Building Lighthouses
Startups are a bet that the future will be radically different from the present, and they are valuable on the way up because they are, effectively, setting out to discover whether a project, deliberately fraught with uncertainty, may one day become a scalable and repeatable business.
According to Alex Danco, as he described in one of his newsletters:
In a fledgling startup community such as Malta, success stories have three really important feedback effects on the next generation of startups.
First, they create new angels, and motivate the existing investors with FOMO (nothing motivates you to invest more than having passed on eventual winners).
I believe this is yet to happen in Malta. The success stories that have taken place, namely Altaro and Hotjar were bootstrapped startups. However as the new class of entrepreneurs emerges, as hopefully one or some of these will transform into a success, it may be that some investors who may have passed may one day rue the missed chance to invest.
Second, they inspire startups with the infinite mindset, as role models.
The more important piece of this passage is the creation of lighthouses. Marc Von Brockdorff, co founder of [now acquired] Hotjar in his personal blog shares “It would be great to be able to connect with anyone trying to build an online business and talk through all the daily challenges they may be facing”. Lighthouses shine a guiding light to those entrepreneurs that form the next generation. Whether it’s through mentorship, angel investing or otherwise by connecting up and coming entrepreneurs with the right tools and most importantly, the right people, Lighthouses take founders through the milestones that they themselves experienced in their own successful journey.

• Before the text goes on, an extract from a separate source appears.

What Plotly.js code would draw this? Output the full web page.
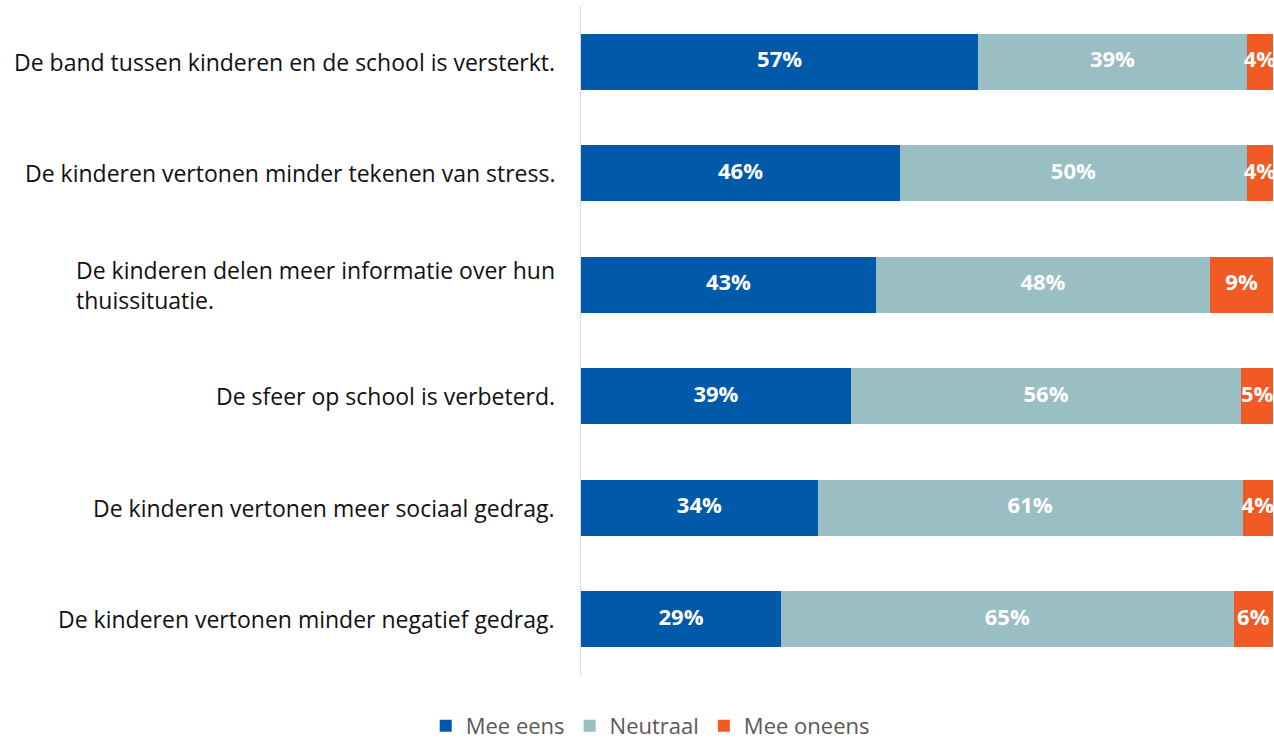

In my opinion, it is not startup grants, or tax incentives or other externalities that will be the catalyst for building an entrepreneurial ecosystem. It is the existence of people passing on knowledge of the battle scars endured from their personal journeys that will have the most profound impact.
Third, they set a high bar for what is possible, forcing the community to think about growth all the time, and releasing all of these operators back into the ecosystem who know what unbounded, indefinite growth feels like.
One of the foremost cultural challenges localized startups face is a climate of mediocre outcomes. In a world of borderless technology and connectivity, being the best startup in Malta in a given sector cannot be the final goal. The market is too small and too limited for an entrepreneur with true ambition to affect change.
Lighthouses help newcomers stand on the shoulders of giants, and help founders maintain focus on what truly matters in order to achieve extraordinary outcomes. Without the presence of lighthouses providing mentorship, knowledge and connections, the rising tide cannot raise all boats as no collective momentum will be exhibited if a culture of excellence is not passed onwards from those who came before.
In the last few months of managing Malta Startup Space we suddenly had a flow of strikingly promising PR from startups progressing through milestones. Whether this was Weavr raising another mammoth investment round, or Matthew Zammit lending his skillset to a startup doing exciting things in the mobility space, or the increased presence of Go Ventures in setting the pace for Corporate Venturing locally, or the quirky adventures of Metaverse Architects, we are starting to see a diverse talent pool emerge.
We continue to follow this progress and hope that each reporting period continues to out-do the previous one in relation to storylines and ambitious projects.